Renewal of WyeSep

Photo of new playground in Wye River

As we move further into 2017, and further down the path of the WyeSep resettlement, we are seeing a strong shift from a focus on recovery from the 2015 Christmas Day Fires and the 2016 Floods, to the renewal of a community.

Until now the recovery has centred on the affected areas, as it should during the clean-up and initial resettlement phases, and was led by EMV and State Government departments, with strong support and guidance from Colac Otway Shire and community members.

The focus has been on the people that were impacted, safety, restoring essential assets and supporting rebuilding. The state-led work was also effectively expanded to incorporate recovery from the impacts of the 2016 floods.

As we look forward to April 2017 and beyond it is obvious there is still work to be done which will build upon the excellent progress to date. Success can be measured by the clean up being completed, retaining walls being installed, 35 planning permits being processed and six houses currently under construction. This work and the quick succession of actions was only possible due to the existing resilience and commitment that already exists in the community.

The next phase of the renewal of Wye River and Separation Creek will broaden from the impacted area to the whole community, including surrounding townships and regular visitors to the region. As part of that step into the renewal phase the community will take a stronger lead, along with Colac Otway Shire.

This next phase of renewal will include the delivery of key projects, ongoing support for rebuilding, and will help to ensure the lessons and knowledge learnt over the past twelve months helps to further build the resilience of the whole community.

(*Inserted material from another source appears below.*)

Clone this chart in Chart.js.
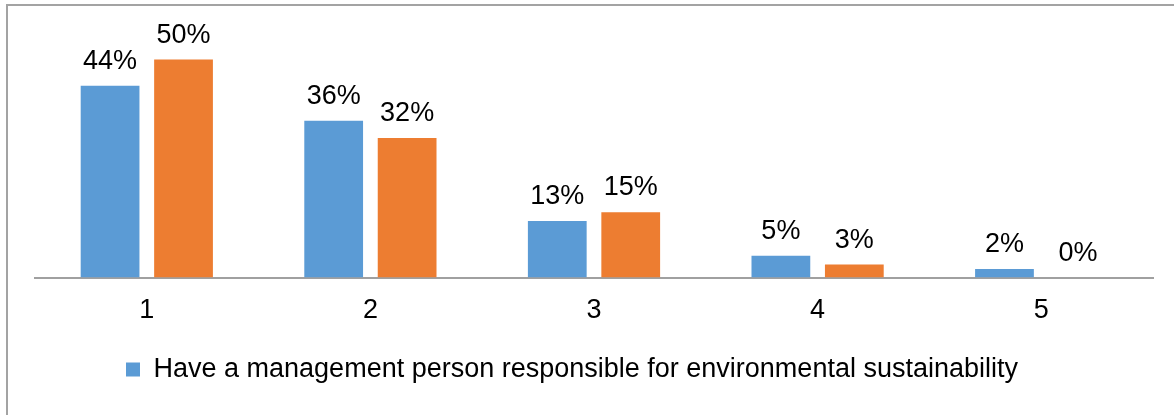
<!DOCTYPE html>
<html>
<head>
<meta charset="utf-8">
<script src="https://cdn.jsdelivr.net/npm/chart.js@4.4.1/dist/chart.umd.min.js"></script>
<style>
  html, body { margin: 0; padding: 0; background: #fff; overflow: hidden; }
  #wrap { position: relative; width: 1174px; height: 415px; }
  #frame {
    position: absolute; left: 6px; top: 4px; width: 1300px; height: 500px;
    border-left: 2px solid #a3a3a3; border-top: 2px solid #a3a3a3;
    pointer-events: none;
  }
  canvas { position: absolute; left: 0; top: 0; }
</style>
</head>
<body>
<div id="wrap">
  <canvas id="survey_chart" width="1174" height="415"></canvas>
  <div id="frame"></div>
</div>
<script>
const categories = ['1', '2', '3', '4', '5'];
const managementPerson = [44, 36, 13, 5, 2];
const otherGroup = [50, 32, 15, 3, 0];
const seriesNames = ['Have a management person responsible for environmental sustainability', ''];

const FONT = '"Liberation Sans", Arial, sans-serif';

// percent labels above each bar
const valueLabels = {
  id: 'valueLabels',
  afterDatasetsDraw(chart) {
    const ctx = chart.ctx;
    ctx.save();
    ctx.font = '27px ' + FONT;
    ctx.fillStyle = '#000';
    ctx.textAlign = 'center';
    ctx.textBaseline = 'alphabetic';
    chart.data.datasets.forEach((ds, i) => {
      chart.getDatasetMeta(i).data.forEach((bar, j) => {
        ctx.fillText(ds.data[j] + '%', bar.x, bar.y - 17);
      });
    });
    ctx.restore();
  }
};

// nudge legend a bit left
const legendShift = {
  id: 'legendShift',
  afterLayout(chart) {
    const lg = chart.legend;
    if (!lg) return;
    lg.left -= 22;
    lg.right -= 22;
    lg.legendHitBoxes.forEach(b => { b.left -= 22; });
  }
};

const ctx = document.getElementById('survey_chart');

new Chart(ctx, {
  type: 'bar',
  data: {
    labels: categories,
    datasets: [{
      label: seriesNames[0],
      data: managementPerson,
      backgroundColor: '#5B9BD5',
      categoryPercentage: 0.657,
      barPercentage: 0.8
    }, {
      label: seriesNames[1],
      data: otherGroup,
      backgroundColor: '#ED7D31',
      categoryPercentage: 0.657,
      barPercentage: 0.8
    }]
  },
  options: {
    responsive: false,
    animation: false,
    layout: {
      padding: { left: 35, right: 21, top: 16, bottom: 22 }
    },
    plugins: {
      legend: {
        position: 'bottom',
        labels: {
          boxWidth: 14,
          boxHeight: 14,
          padding: 20,
          color: '#000',
          font: { family: FONT, size: 27 },
          filter: item => item.datasetIndex === 0
        }
      },
      tooltip: { enabled: false }
    },
    scales: {
      x: {
        grid: { display: false },
        border: { display: true, color: '#a0a0a0', width: 2 },
        ticks: {
          color: '#000',
          padding: 9,
          font: { family: FONT, size: 27 }
        }
      },
      y: {
        display: false,
        min: 0,
        max: 60
      }
    }
  },
  plugins: [valueLabels, legendShift]
});
</script>
</body>
</html>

The WyeSep Renewal Plan captures this next community-led phase, and will be implemented under the guidance of the Community Resilience Committee (CRC). The CRC will take on a stronger coordinating role for the community and will join with existing community associations to ensure a broader, whole-of-community led approach.

To achieve this Colac Otway Shire is leading the transition from state to local, working through an intensive program of works with VicRoads, DELWP, EMV and the community. This includes:

  • Installation of reticulated drainage
  • Repair of council-owned retaining walls
  • Repair of council-owned assets
  • Facilitate the orderly rebuilding of private dwellings.

As the recovery process moves into this new phase, Colac Otway Shire has established a Service Charter to better respond to the individual and collective needs of the community. The Charter sets out the Shire’s commitment to helping these communities rebuild quickly and sets the standard for community engagement and connection.

As part of this Colac Otway Shire has committed to provide project-specific communications and engagement opportunities wherever possible, and keep the community informed through:

  • The bushfire recovery email
  • Periodic newsletters distributed around key infrastructure milestones
  • Community drop-in sessions in Wye River for feedback on specific projects
  • A page on Council’s website, which will replace WyeSep Connect
  • The WyeSep Connect Facebook page

The next phase of recovery and renewal will start to take place in April, however resettlement after a major emergency is something that can take many years. The community is well placed to drive the strong collaboration and leadership needed to ensure the successful recovery and renewal of Wye River and Separation Creek.